In our case, both "cgtacg" and "cgta" could match after "aaaa" in the sample sequence. However, as global constraint size is 5, the match "cgtacg" will be discarded.

OR conditions

This language use allows to match 2 or more pattern at the same location.

Following example will match "acgt" or "aggt" right after "aaaa".

mod1()==>"aaaa",("acgt"|"aggt")
mod1()==*>SEQ1

A slightly more complex example, combining a OR and a SPACER.

mod1()==>"aaaa",((.*,"acgt")|(.*,"aggt"))
mod1()==*>SEQ1

This example applies a OR on a group of pattern (.*,"acgt") and (.*,"aggt").

Morphisms

Morphisms are used to transform a string to an other

Logol predefines some morphisms but it is also possible to define your own morphisms

wc: complement (DNA or RNA pairing)
wooble: Wooble pairing
p2d: protein to DNA conversion

A morphism is oriented, i.e. a + will apply the transformation to the string while a - will reverse the string first.

mod1()==>"aaa",+"wc" "tgca"
mod1()==*>SEQ1

This morphism +"wc" will search the complement to "tgca" (acgt) after "aaa"

Multiple models

To ease the description of the global model, and to reuse some parts of code, Logol provides the models.

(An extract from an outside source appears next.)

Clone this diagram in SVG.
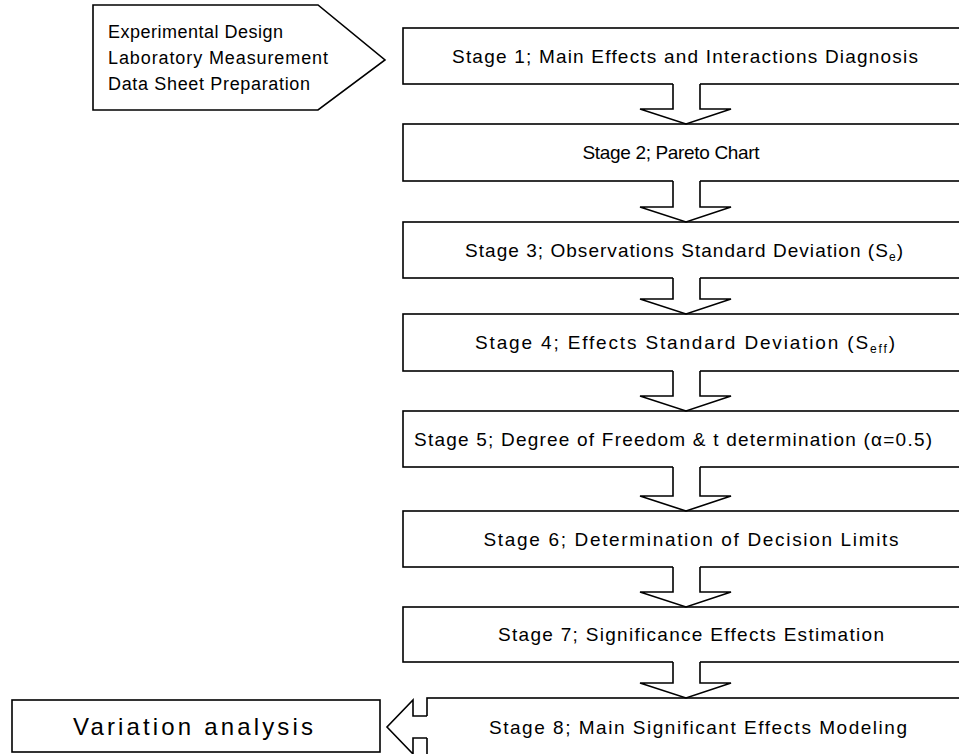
<svg xmlns="http://www.w3.org/2000/svg" width="959" height="754" viewBox="0 0 959 754">
<style>
.box{fill:#fff;stroke:#000;stroke-width:1.6}
.fill{fill:#fff;stroke:none}
.line{fill:none;stroke:#000;stroke-width:1.6;stroke-linejoin:miter}
.t{font-family:"Liberation Sans",Arial,sans-serif;font-size:19px;fill:#000;text-anchor:middle}
.tl{font-family:"Liberation Sans",Arial,sans-serif;font-size:18px;fill:#000}
.sub{font-size:12px}
</style>
<rect width="959" height="754" fill="#fff"/>
<g id="input">
<polygon class="box" points="93,5 318,5 385,60 318,110 93,110"/>
<text class="tl" x="108" y="38" textLength="175" lengthAdjust="spacing">Experimental Design</text>
<text class="tl" x="108" y="64" textLength="220" lengthAdjust="spacing">Laboratory Measurement</text>
<text class="tl" x="108" y="90" textLength="202" lengthAdjust="spacing">Data Sheet Preparation</text>
</g>
<g id="stage1"><rect class="box" x="403" y="28" width="570" height="56"/>
<text class="t" x="685" y="63" textLength="466" lengthAdjust="spacing">Stage 1; Main Effects and Interactions Diagnosis</text></g>
<g id="stage2"><rect class="box" x="403" y="124" width="570" height="57"/>
<text class="t" x="671" y="159" textLength="177" lengthAdjust="spacing">Stage 2; Pareto Chart</text></g>
<g id="stage3"><rect class="box" x="403" y="222" width="570" height="56"/>
<text class="t" x="684" y="257" textLength="438" lengthAdjust="spacing">Stage 3; Observations Standard Deviation (S<tspan class="sub" dy="4">e</tspan><tspan dy="-4">)</tspan></text></g>
<g id="stage4"><rect class="box" x="403" y="314" width="570" height="57"/>
<text class="t" x="685" y="349" textLength="420" lengthAdjust="spacing">Stage 4; Effects Standard Deviation (S<tspan class="sub" dy="4">eff</tspan><tspan dy="-4">)</tspan></text></g>
<g id="stage5"><rect class="box" x="403" y="411" width="570" height="56"/>
<text class="t" x="673" y="446" textLength="518" lengthAdjust="spacing">Stage 5; Degree of Freedom &amp; t determination (α=0.5)</text></g>
<g id="stage6"><rect class="box" x="403" y="511" width="570" height="56"/>
<text class="t" x="691" y="546" textLength="415" lengthAdjust="spacing">Stage 6; Determination of Decision Limits</text></g>
<g id="stage7"><rect class="box" x="403" y="607" width="570" height="55"/>
<text class="t" x="691" y="641" textLength="386" lengthAdjust="spacing">Stage 7; Significance Effects Estimation</text></g>
<g id="stage8"><rect class="box" x="427" y="698" width="546" height="70"/>
<text class="t" x="698" y="734" textLength="418" lengthAdjust="spacing">Stage 8; Main Significant Effects Modeling</text></g>
<g id="variation"><rect class="box" x="12" y="700" width="368" height="52"/>
<text class="t" x="193" y="735" style="font-size:24px" textLength="240" lengthAdjust="spacing">Variation analysis</text></g>
<g id="connectors">
<g>
<polygon class="fill" points="673,82 700,82 700,109 731,109 686,124 640,109 673,109"/>
<path class="line" d="M673,84 V109 H640 L686,124 L731,109 H700 V84"/>
</g>
<g>
<polygon class="fill" points="673,179 700,179 700,207 731,207 686,222 640,207 673,207"/>
<path class="line" d="M673,181 V207 H640 L686,222 L731,207 H700 V181"/>
</g>
<g>
<polygon class="fill" points="673,276 700,276 700,299 731,299 686,314 640,299 673,299"/>
<path class="line" d="M673,278 V299 H640 L686,314 L731,299 H700 V278"/>
</g>
<g>
<polygon class="fill" points="673,369 700,369 700,396 731,396 686,411 640,396 673,396"/>
<path class="line" d="M673,371 V396 H640 L686,411 L731,396 H700 V371"/>
</g>
<g>
<polygon class="fill" points="673,465 700,465 700,496 731,496 686,511 640,496 673,496"/>
<path class="line" d="M673,467 V496 H640 L686,511 L731,496 H700 V467"/>
</g>
<g>
<polygon class="fill" points="673,565 700,565 700,592 731,592 686,607 640,592 673,592"/>
<path class="line" d="M673,567 V592 H640 L686,607 L731,592 H700 V567"/>
</g>
<g>
<polygon class="fill" points="673,660 700,660 700,683 731,683 686,698 640,683 673,683"/>
<path class="line" d="M673,662 V683 H640 L686,698 L731,683 H700 V662"/>
</g>
<g>
<polygon class="fill" points="429,716 429,738 413,738 413,754 387,727 413,700 413,716"/>
<path class="line" d="M427,716 H413 V700 L387,727 L413,754 V738 H427"/>
</g>
</g>
</svg>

We used a model in the rule description. We can also use models out of the rule.

There is a difference however. Models called from an other model will try to match it at position+1 only, not in the whole sequence.

Models can also use variables as input and output.

mod1()==>"aaa","acgt":{_R1},mod2(R1)
mod2(X1)==>?X1
mod1()==*>SEQ1

In mod1()==>, we call model mod2(R1). We pass variable R1 to mod2 as argument.

Then we defined mod2 with mod2(X1)==>?X1.

mod2 will search the content (?) of variable X1, which is an input argument. In our case, the input argument will match the variable R1.

In the result file, mod2 will appear as a pattern match, and will include all the details of mod2 sub patterns.

Repeats

Sometimes, we want to match (or not to match, that is the question), a pattern occuring multiple times.

Repeats can help to do so. It can be applied on a pattern or a view.

mod1()==>"aaa",repeat("acgt" ,[0,1])+[0,2]
mod1()==*>SEQ1

We defined a repeat on "acgt" with repeat("acgt". We accept a spacer range of 0,1 characters between each repeat ,[0,1], and the pattern can occur between 0 and 2 times +[0,2].

Pattern can be a view or a pattern, including a variable. Repeat also support overlap between repeats with a semicolon instead of the comma

Overlap

2 consecutive strings can overlap:

mod1()==>"ccaaaa";("aacgt","acg")
mod1()==*>SEQ1

In this example, "aacgt" can overlap over previous pattern match "ccaaaa" on the "aa" or "a".